Как было? Подёнку ставили. Потом директор говорит: давай, по расценкам, сдельно будем делать. Объяснишь людям что и как – а то когда подёнка, некоторые даже не стараются, лишь бы выйти, да. Потом я объяснил: все это надо так. Что сделаете, то и получите. У меня люди как звери работали. После меня опять на подёнку пошли. Лень было, что ли, эти наряды закрывать? Наверно, лень было. Скорее всего. Оно и бригадиру проще и рабочим проще, а дела нет.

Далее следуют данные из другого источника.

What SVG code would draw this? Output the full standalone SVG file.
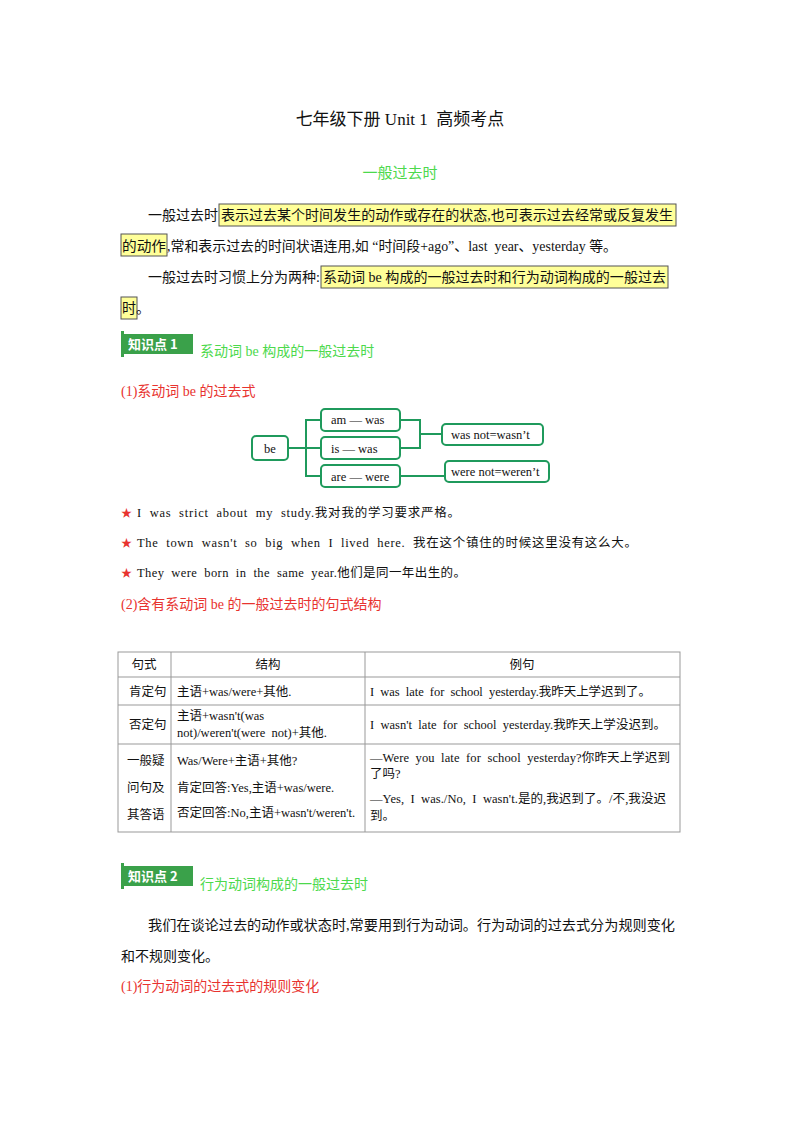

А вот там пристань был. До меня худенький пристань был. Потом я бетонные, эти, быки поставил. Теперь остатки только остались. Все свалилось. Две пристани сделал: около мясокомбината опять тут. Тоже пристань такой коротенький сделал.
Это все волнами разрушило. Море-то разбивает… Все время ремонтировать надо… Раньше оттуда, где коровы стояли и забойка была – дак оттуда даже узкоколейка шла. Узкоколейная эта тачка, вручную. Продукты привозили, плашкоут становится, сразу оттуда брали на причал, и наши уже туда, наверх, таскали. А мясо на тачку положишь, на вагонетку – и к пирсу. Даже трактора туда не подходили. Там, где надо, поворотик был. До поворотика дошел – прямо поворачиваешь. Груженая тачка. И с пирса на полной воде прямо на плашкоут туши кидаешь – желобок сделан был, они сами вниз соскальзывали. Вниз уже сами катятся, по желобку. Намного легче, чем туда, на конец пристани тащить. Сейчас это все никого не интересует…
Вообще в старое время иные люди были. Их с нынешними не сравнишь, и даже с нами. Мы-то думали, что мы крутые были. Нет, не мы. Мы просто дисциплину держали. А как ушли – так все и рухнуло…
Волки иногда забредали на Колгуев. Один волк забрел в 1947-м. Другая пара, волк и волчица, были в 1951-х годах. На них устроили сразу облаву. Но как облаву устраивать в этих каньонах? Не сразу и спуск найдешь. Два раза устраивали – бесполезно. У них логово было на Ярей-седа, где песчаные холмы-то. У нас там летом стояли чумы, все вокруг волчьими следами было исхожено. А наше стадо вообще не трогали. Потому что оно на их территории как бы было. А у соседей задевали стадо.
Они долго продержались, до 1961 года.
Вообще, я песца считаю самым сильным зверем. Почему? Потому что он вон какую тяжесть тянет на себе: капкан с буем (буй – поволока – кусок бревна, утыканный гвоздями). Ты далеко бы утащил? А он несет. Я однажды по весне видел, как он теленка новорожденого на себе тащил. Думаю: что такое ползет по склону? А это песец тащит теленка. Дай, думаю, его прижму к речке. Он тушу бросил, сам по льду ручей перешел; собака тяжелая моя, провалилась, еле тынзеем выловил.
Самый большой камень лежит на западном склоне сопки Малая Дорожкина. Величиной он с комнату. О- ой красивый камень! Красивей царской короны. В солнечный день играет он всеми цветами. В детстве, когда в низовьях Песчанки, за сопкой как раз у нас чума стояли, мы, бывало, доходили до него. Дойдешь, посидишь… Такой теплый камень…
А чума ставили у
На востоке в районе Песчанки много всяких камней – белые есть, красные, желтые. Там раньше наша земля была. И у деда прозвище было Тосни' – «нижнее течение». С низовьев реки, значит.
Дед грамотный был, писать умел, но еще больше помнил. Вот, Бобриковы острова, они на карте обозначены, на самом западе. Раз ко мне пришел мастер геологов из Арктической, спрашивает:
– А что, здесь бобры есть?
– Ну, какие здесь бобры? Что они будут грызть – лёд, что ли?